Source data —
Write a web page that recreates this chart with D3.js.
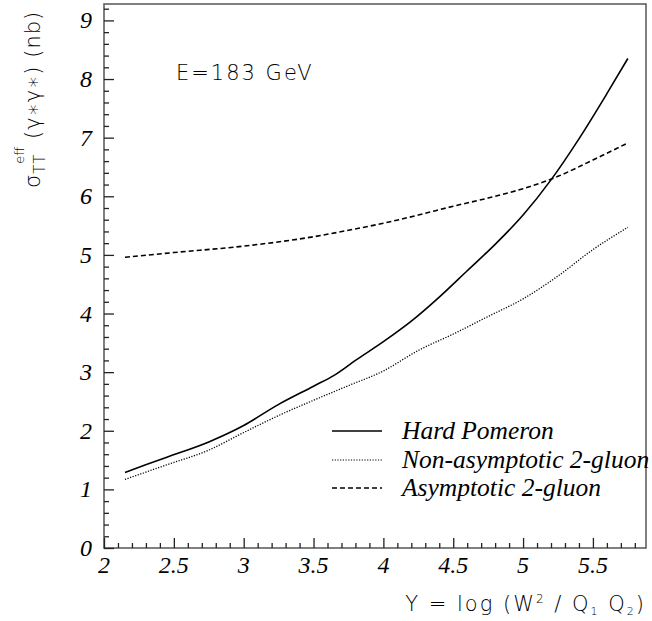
<!DOCTYPE html>
<html>
<head>
<meta charset="utf-8">
<script src="https://cdn.jsdelivr.net/npm/d3@7"></script>
<style>
  body { margin: 0; background: #fff; }
  .sans { font-family: "DejaVu Sans", sans-serif; font-weight: 200; fill: #000; }
  .leg { font-family: "Liberation Serif", serif; font-style: italic; font-size: 25.5px; fill: #000; }
  .num { font-family: "Liberation Serif", serif; font-style: italic; font-size: 24px; fill: #000; }
</style>
</head>
<body>
<div class="chart"></div>
<script>
// values
const hardX = [2.15, 2.45, 2.75, 3.0, 3.25, 3.5, 3.65, 3.8, 4.0, 4.2, 4.4, 4.6, 4.8, 5.0, 5.2, 5.4, 5.6, 5.75];
const hardY = [1.29, 1.55, 1.81, 2.09, 2.45, 2.76, 2.95, 3.20, 3.52, 3.87, 4.28, 4.73, 5.18, 5.68, 6.28, 6.98, 7.75, 8.35];
const nonAsymX = [2.15, 2.45, 2.75, 3.0, 3.25, 3.5, 3.75, 4.0, 4.25, 4.5, 4.75, 5.0, 5.25, 5.5, 5.75];
const nonAsymY = [1.17, 1.42, 1.67, 1.97, 2.26, 2.52, 2.77, 3.02, 3.37, 3.65, 3.95, 4.25, 4.64, 5.09, 5.47];
const asymX = [2.15, 2.5, 3.0, 3.5, 3.75, 4.0, 4.25, 4.5, 4.75, 5.0, 5.25, 5.5, 5.75];
const asymY = [4.96, 5.04, 5.15, 5.31, 5.42, 5.54, 5.68, 5.83, 5.97, 6.13, 6.34, 6.62, 6.91];
const xTicks = [2, 2.5, 3, 3.5, 4, 4.5, 5, 5.5];
const yTicks = [0, 1, 2, 3, 4, 5, 6, 7, 8, 9];
const legendNames = ["Hard Pomeron", "Non-asymptotic 2-gluon", "Asymptotic 2-gluon"];

const width = 652, height = 621;
const pLeft = 104, pRight = 646, pTop = 4, pBottom = 548;

const svg = d3.select(".chart").append("svg")
  .attr("width", width)
  .attr("height", height);

const x = d3.scaleLinear().domain([2, 5.88]).range([pLeft, pRight]);
const y = d3.scaleLinear().domain([0, 9.28]).range([pBottom, pTop]);

// frame
svg.append("rect")
  .attr("x", pLeft).attr("y", pTop)
  .attr("width", pRight - pLeft).attr("height", pBottom - pTop)
  .attr("fill", "none").attr("stroke", "#555").attr("stroke-width", 1.5);

// minor ticks
const xMinor = d3.range(2, 5.881, 0.1).filter(v => Math.abs(v * 2 - Math.round(v * 2)) > 0.01);
const yMinor = d3.range(0, 9.28, 0.2).filter(v => Math.abs(v - Math.round(v)) > 0.01);

function tickGroup(axis, tr) {
  const g = svg.append("g").attr("transform", tr).call(axis);
  g.select(".domain").remove();
  g.selectAll("line").attr("stroke", "#222").attr("stroke-width", 1.3);
  return g;
}
tickGroup(d3.axisTop(x).tickValues(xTicks).tickSize(10).tickFormat(""), `translate(0,${pBottom})`);
tickGroup(d3.axisTop(x).tickValues(xMinor).tickSize(5).tickFormat(""), `translate(0,${pBottom})`);
tickGroup(d3.axisRight(y).tickValues(yTicks).tickSize(10).tickFormat(""), `translate(${pLeft},0)`);
tickGroup(d3.axisRight(y).tickValues(yMinor).tickSize(5).tickFormat(""), `translate(${pLeft},0)`);

// tick labels
svg.append("g").selectAll("text")
  .data(xTicks)
  .enter()
  .append("text")
  .attr("class", "num")
  .attr("x", d => x(d))
  .attr("y", 573)
  .attr("text-anchor", "middle")
  .text(d => d);

svg.append("g").selectAll("text")
  .data(yTicks)
  .enter()
  .append("text")
  .attr("class", "num")
  .attr("x", 92)
  .attr("y", d => y(d) + 8)
  .attr("text-anchor", "end")
  .text(d => d);

// curves
const line = d3.line().x(d => x(d[0])).y(d => y(d[1])).curve(d3.curveMonotoneX);
const styles = [
  { xs: hardX, ys: hardY, dash: null, w: 1.6 },
  { xs: nonAsymX, ys: nonAsymY, dash: "1.2,1.5", w: 1.3 },
  { xs: asymX, ys: asymY, dash: "5,3", w: 1.6 }
];
styles.forEach(s => {
  svg.append("path")
    .datum(s.xs.map((v, i) => [v, s.ys[i]]))
    .attr("d", line)
    .attr("fill", "none")
    .attr("stroke", "#000")
    .attr("stroke-width", s.w)
    .attr("stroke-dasharray", s.dash);
});

// legend
const legY = [431, 460, 488];
const leg = svg.append("g");
legendNames.forEach((name, i) => {
  leg.append("line")
    .attr("x1", 332).attr("x2", 382)
    .attr("y1", legY[i]).attr("y2", legY[i])
    .attr("stroke", "#000")
    .attr("stroke-width", i === 1 ? 1.1 : 1.4)
    .attr("stroke-dasharray", styles[i].dash);
  leg.append("text")
    .attr("class", "leg")
    .attr("x", 402)
    .attr("y", legY[i] + 8)
    .text(name);
});

// annotation
svg.append("text")
  .attr("class", "sans")
  .attr("x", 176)
  .attr("y", 80)
  .style("font-size", "21px")
  .style("letter-spacing", "2px")
  .text("E=183 GeV");

// x title
const xt = svg.append("text")
  .attr("class", "sans")
  .attr("x", 646)
  .attr("y", 611)
  .attr("text-anchor", "end")
  .style("font-size", "21px")
  .style("letter-spacing", "2px");
xt.append("tspan").text("Y = log (W");
xt.append("tspan").attr("dy", -8).style("font-size", "12px").text("2");
xt.append("tspan").attr("dy", 8).text(" / Q");
xt.append("tspan").attr("dy", 4).style("font-size", "11px").text("1");
xt.append("tspan").attr("dy", -4).text(" Q");
xt.append("tspan").attr("dy", 4).style("font-size", "11px").text("2");
xt.append("tspan").attr("dy", -4).text(")");

// y title
const yt = svg.append("text")
  .attr("class", "sans")
  .attr("transform", "translate(40,188) rotate(-90)")
  .style("font-size", "21px")
  .style("letter-spacing", "1px");
yt.append("tspan").text("σ");
yt.append("tspan").attr("dy", 5).style("font-size", "15px").text("TT");
yt.append("tspan").attr("dy", -21).attr("dx", -10).style("font-size", "13px").style("letter-spacing", "0px").text("eff");
yt.append("tspan").attr("dy", 16).text(" (γ∗γ∗) (nb)");
</script>
</body>
</html>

Set problem — Wherever a line in the data above holds "chart", copy that line.

Task output —
Write a web page that recreates this chart with D3.js.
<div class="chart"></div>
const svg = d3.select(".chart").append("svg")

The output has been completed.